O futebol é táctica, vive cada vez mais de estratégias. A função de um jogador depende claramente das referências colectivas, referências essas que são determinadas pelo treinador no seu modelo de jogo, que vai condicionar claramente o seu treino. Os seus exercícios e intervenções no treino devem ter como objectivo seguir o modelo que serve como referência.
A criação de um modelo é determinada por factores fundamentais, como o próprio clube, os seus objectivos e especialmente as características dos jogadores.
A juntar a esta metodologia, devemos organizar o treino interagindo no microciclo semanal, os princípios da alternância horizontal, da progressão complexa e das propensões.
O princípio da alternância horizontal em especificidade é o que nos vai permitir conjugar as contracções musculares na sua tensão, duração e velocidade. Neste sentido, se durante os 3 ou 4 treinos semanais realizarmos unicamente 10x10, as solicitações serão as mesmas, o que provocará fadiga.
O princípio da progressão complexa depende do contexto e da hierarquização dos princípios. É provavelmente o aspecto mais importante no início da pré-época. Como vamos iniciar o treino do nosso jogar? As competências a adquirir pelos jogadores dependem de um contexto, devem ser metodologicamente planeadas, daí a importância deste princípio. Se estamos numa equipa que está em primeiro lugar e é candidata à subida, possivelmente a lógica é trabalhar o ataque em primeiro lugar.
Se estamos numa situação diferente, com uma equipa que luta pela manutenção, mas que está em último lugar, se calhar penso que será importante preocuparmo-nos em desenvolver mais os princípios defensivos.
Relativamente ao princípio das propensões, focaliza-se na criação de contextos propícios a determinadas aquisições. Está intimamente ligado ao sentido.

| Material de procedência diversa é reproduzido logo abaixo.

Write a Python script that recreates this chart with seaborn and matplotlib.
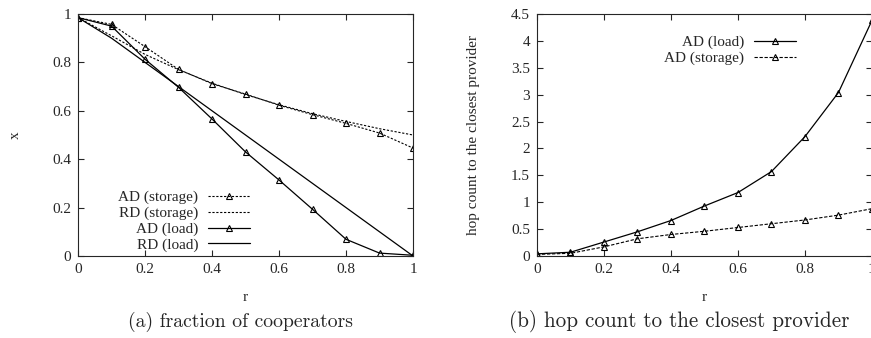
import numpy as np
import pandas as pd
import seaborn as sns
import matplotlib.pyplot as plt

sns.set_style('ticks')
plt.rcParams['font.family'] = ['Liberation Serif', 'DejaVu Serif']
plt.rcParams['xtick.direction'] = 'in'
plt.rcParams['ytick.direction'] = 'in'
plt.rcParams['xtick.top'] = True
plt.rcParams['ytick.right'] = True

# data
r = [0.0, 0.1, 0.2, 0.3, 0.4, 0.5, 0.6, 0.7, 0.8, 0.9, 1.0]
ad_storage = [0.985, 0.957, 0.865, 0.771, 0.712, 0.669, 0.623, 0.584, 0.548, 0.508, 0.446]
rd_storage = [0.985, 0.91, 0.833, 0.77, 0.714, 0.667, 0.625, 0.588, 0.556, 0.526, 0.5]
ad_load = [0.985, 0.95, 0.813, 0.697, 0.566, 0.43, 0.314, 0.193, 0.069, 0.012, 0.003]
rd_load = [0.985, 0.9, 0.8, 0.7, 0.6, 0.5, 0.4, 0.3, 0.2, 0.1, 0.0]

hop_load = [0.04, 0.07, 0.26, 0.45, 0.66, 0.93, 1.18, 1.57, 2.22, 3.04, 4.38]
hop_storage = [0.03, 0.05, 0.17, 0.32, 0.40, 0.46, 0.53, 0.60, 0.67, 0.76, 0.88]

df = pd.DataFrame({'r': r, 'ad_storage': ad_storage, 'rd_storage': rd_storage,
                   'ad_load': ad_load, 'rd_load': rd_load,
                   'hop_load': hop_load, 'hop_storage': hop_storage})

dotted = (0, (2, 1.5))
tri = dict(marker='^', markersize=4.5, markerfacecolor='none',
           markeredgecolor='black', markeredgewidth=0.8)
fs = 11

fig = plt.figure(figsize=(8.71, 3.38), dpi=100)
ax1 = fig.add_axes([0.0896, 0.2426, 0.3846, 0.716])
ax2 = fig.add_axes([0.6165, 0.2426, 0.3846, 0.716])

# (a) fraction of cooperators
sns.lineplot(data=df, x='r', y='ad_storage', ax=ax1, color='black', lw=0.8,
             linestyle=dotted, label='AD (storage)', **tri)
sns.lineplot(data=df, x='r', y='rd_storage', ax=ax1, color='black', lw=0.8,
             linestyle=dotted, label='RD (storage)')
sns.lineplot(data=df, x='r', y='ad_load', ax=ax1, color='black', lw=0.9,
             label='AD (load)', **tri)
sns.lineplot(data=df, x='r', y='rd_load', ax=ax1, color='black', lw=0.9,
             label='RD (load)')
ax1.set_xlim(0, 1)
ax1.set_ylim(0, 1)
ax1.set_xticks([0, 0.2, 0.4, 0.6, 0.8, 1])
ax1.set_xticklabels(['0', '0.2', '0.4', '0.6', '0.8', '1'])
ax1.set_yticks([0, 0.2, 0.4, 0.6, 0.8, 1])
ax1.set_yticklabels(['0', '0.2', '0.4', '0.6', '0.8', '1'])
ax1.set_xlabel('r', fontsize=fs, labelpad=11)
ax1.set_ylabel('x', fontsize=fs, labelpad=22)
ax1.legend(loc='lower right', bbox_to_anchor=(0.555, -0.04), frameon=False,
           markerfirst=False, handlelength=2.75, fontsize=fs, labelspacing=0.13,
           numpoints=1, handletextpad=0.65)

# (b) hop count to the closest provider
sns.lineplot(data=df, x='r', y='hop_load', ax=ax2, color='black', lw=0.9,
             label='AD (load)', **tri)
sns.lineplot(data=df, x='r', y='hop_storage', ax=ax2, color='black', lw=0.8,
             linestyle=(0, (3, 1.5)), label='AD (storage)', **tri)
ax2.set_xlim(0, 1)
ax2.set_ylim(0, 4.5)
ax2.set_xticks([0, 0.2, 0.4, 0.6, 0.8, 1])
ax2.set_xticklabels(['0', '0.2', '0.4', '0.6', '0.8', '1'])
ax2.set_yticks([0, 0.5, 1, 1.5, 2, 2.5, 3, 3.5, 4, 4.5])
ax2.set_yticklabels(['0', '0.5', '1', '1.5', '2', '2.5', '3', '3.5', '4', '4.5'])
ax2.set_xlabel('r', fontsize=fs, labelpad=11)
ax2.set_ylabel('hop count to the closest provider', fontsize=fs, labelpad=22)
ax2.legend(loc='upper right', bbox_to_anchor=(0.815, 0.968), frameon=False,
           markerfirst=False, handlelength=2.75, fontsize=fs, labelspacing=0.13,
           numpoints=1, handletextpad=0.65)

for ax in (ax1, ax2):
    ax.tick_params(labelsize=fs, length=4, width=0.8, pad=5)
    for s in ax.spines.values():
        s.set_linewidth(0.8)

fig.text(0.2755, 0.033, '(a) fraction of cooperators', ha='center',
         fontsize=14.2, family=['cmr10', 'DejaVu Serif'])
fig.text(0.7796, 0.033, '(b) hop count to the closest provider', ha='center',
         fontsize=15.2, family=['cmr10', 'DejaVu Serif'])

fig.savefig('out.png', dpi=100)
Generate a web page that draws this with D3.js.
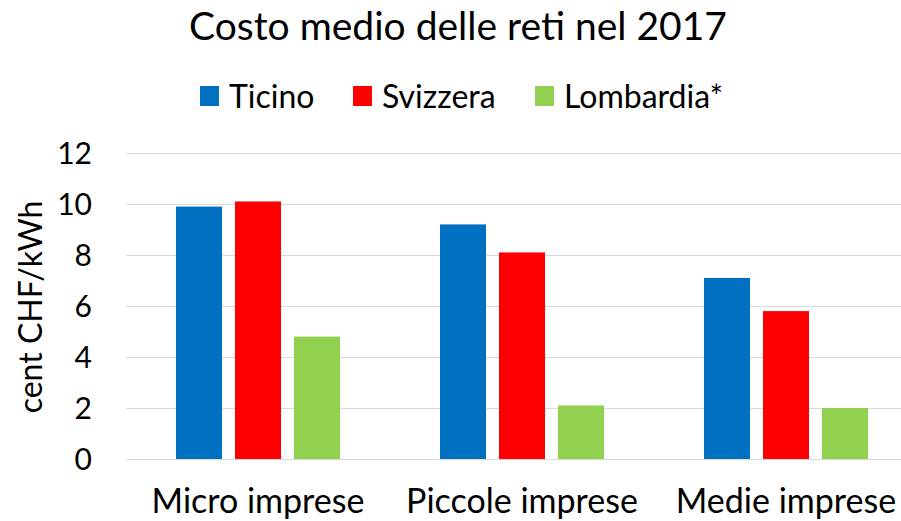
<!DOCTYPE html>
<html>
<head>
<meta charset="utf-8">
<script src="https://cdn.jsdelivr.net/npm/d3@7"></script>
<style>
  body { margin: 0; background: #fff; }
  svg { display: block; font-family: Lato, "Open Sans", sans-serif; }
  .grid line { stroke: #d9d9d9; stroke-width: 1; }
  .grid path { display: none; }
</style>
</head>
<body>
<svg width="901" height="521"></svg>
<script>
// data
var categories = ["Micro imprese", "Piccole imprese", "Medie imprese"];
var series = ["Ticino", "Svizzera", "Lombardia*"];
var colors = ["#0070c0", "#ff0000", "#92d050"];
var ticino = [9.9, 9.2, 7.1];
var svizzera = [10.1, 8.1, 5.8];
var lombardia = [4.8, 2.1, 2.0];
var yTicks = [0, 2, 4, 6, 8, 10, 12];

var values = [ticino, svizzera, lombardia];

var svg = d3.select("svg"),
    width = +svg.attr("width"),
    height = +svg.attr("height");

// the plot runs past the right edge of the picture (it was cropped)
var plotLeft = 126, plotRight = 918, plotTop = 153, plotBottom = 459;

var x0 = d3.scaleBand().domain(categories).range([plotLeft, plotRight]).padding(0);
var x1 = d3.scaleBand().domain(series).range([50, 214]).paddingInner(0.22).paddingOuter(0);
var y = d3.scaleLinear().domain([0, 12]).range([plotBottom, plotTop]);

// gridlines
svg.append("g")
    .attr("class", "grid")
    .attr("transform", "translate(" + plotLeft + ",0)")
    .call(d3.axisLeft(y).tickValues(yTicks).tickSize(-(plotRight - plotLeft)).tickFormat(""));

// tick labels
svg.append("g")
    .selectAll("text")
    .data(yTicks)
    .enter().append("text")
    .attr("x", 92)
    .attr("y", function(d) { return y(d); })
    .attr("dy", "0.35em")
    .attr("text-anchor", "end")
    .style("font-size", "30px")
    .text(function(d) { return d; });

// bars
var group = svg.append("g")
    .selectAll("g")
    .data(categories)
    .enter().append("g")
    .attr("transform", function(d) { return "translate(" + x0(d) + ",0)"; });

group.selectAll("rect")
    .data(function(d, i) {
        return series.map(function(s, j) { return {s: s, j: j, v: values[j][i]}; });
    })
    .enter().append("rect")
    .attr("x", function(d) { return x1(d.s); })
    .attr("y", function(d) { return y(d.v); })
    .attr("width", x1.bandwidth())
    .attr("height", function(d) { return plotBottom - y(d.v); })
    .attr("fill", function(d) { return colors[d.j]; });

// category labels
svg.append("g")
    .selectAll("text")
    .data(categories)
    .enter().append("text")
    .attr("x", function(d) { return x0(d) + x0.bandwidth() / 2; })
    .attr("y", 513)
    .attr("text-anchor", "middle")
    .style("font-size", "34px")
    .text(function(d) { return d; });

// y axis title
svg.append("text")
    .attr("transform", "translate(42,307) rotate(-90)")
    .attr("text-anchor", "middle")
    .style("font-size", "32px")
    .text("cent CHF/kWh");

// title
svg.append("text")
    .attr("x", 458)
    .attr("y", 40)
    .attr("text-anchor", "middle")
    .style("font-size", "39px")
    .text("Costo medio delle reti nel 2017");

// legend
var legendX = [200, 353, 535];
var legend = svg.append("g")
    .selectAll("g")
    .data(series)
    .enter().append("g")
    .attr("transform", function(d, i) { return "translate(" + legendX[i] + ",86)"; });

legend.append("rect")
    .attr("width", 19)
    .attr("height", 20)
    .attr("fill", function(d, i) { return colors[i]; });

legend.append("text")
    .attr("x", 29)
    .attr("y", 22)
    .style("font-size", "32px")
    .text(function(d) { return d; });
</script>
</body>
</html>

Imaginemos que crio uma situação de exercício de posse de bola.
Os jogadores naturalmente vão procurar manter a posse da bola, no entanto, tem de existir grande especificidade naquilo que pretendo desenvolver.
Se pretender melhorar a pressão defensiva, por um lado tenho de especificar o modo como ela deve ser elaborada e em que condições, desenvolvendo o modo organizativo. Por outro lado, devo organizar o exercício para que os comportamentos tácticos que pretendo desenvolver surjam. Refiro-me aos condicionalismos do exercício, seja em espaço amplo, ou em espaço reduzido, se coloco apenas uma equipa em posse, se limito o número de toques possíveis, entre outros.
Em suma, na realidade não acredito em preparações físicas. Quem treina tão pouco por semana só pode e só consegue preocupar-se com os aspectos estratégicos da equipa. Isso só é possível com a criação de um Modelo de Jogo adaptado aos jogadores, onde estejam definidas as suas interacções e competências.
Mourinho uma vez disse:
“(...) Desculpem-me os que são crentes, mas para nós não passam de vocabulário desactualizado.
Refiro-me a conceitos como treino físico, preparação física, pastas de preparação física, entre outros. Não critico quem pensa desta forma. Critico quem compara o nosso processo com outros processos (…). Começo por dizer o que tenho dito noutras alturas: não tenho preparador físico, pelo que não posso ter pastas de preparação física, pois como líder responsável pelo processo não teria pasta para lhe dar! Tenho sim colaboradores no processo de treino e jogo, com funções muito específicas, de acordo com as necessidades de gestão de uma época longa. Tudo se relaciona com a forma como treinamos. Não temos espaço para o treino físico, isto é, não temos espaço para os tradicionais treinos de resistência, força ou velocidade. É tudo uma questão de comportamentos! (...)”
“(...) Sei que é uma questão difícil de desmontar sob o ponto de vista cultural. Além do mais existem pessoas, por direito próprio, a pensar de forma radicalmente oposta. Mesmo para os que dizem treinar com situações de jogos reduzidos, porque mesmo esses vivem agarrados e obcecados com tempos de exercitação, de repouso, repetições, etc. Todas estas questões são para nós “acessórias”. O que é crucial é mesmo o conteúdo de princípios de jogo inerentes a cada exercício e a relação interactiva que estabelecemos com o mesmo. O que é mesmo fundamental é entender que aquilo que procuramos é a qualidade de trabalho e não a quantidade, treinar para jogar melhor.”
O Modelo é a assinatura de um treinador.
Esta é a principal perspectiva de avaliação do trabalho do treinador. O jogar, que é no sentido lato, o início do nosso trabalho, é a nossa intencionalidade, diria mais, a nossa identidade.
Sem a Periodização Táctica a preparação física não teria sentido. Sem a preparação física ou o treino integrado, a Periodização Táctica não teria história. O passado está no presente. Sem ele o presente não teria nenhum sentido.
A sorte, o imprevisto, o árbitro, a bola que não entrou, que bateu na trave ou no poste, podem justificar o ganhar e o perder, mas na realidade não justificam todas as derrotas, nem todas as vitórias.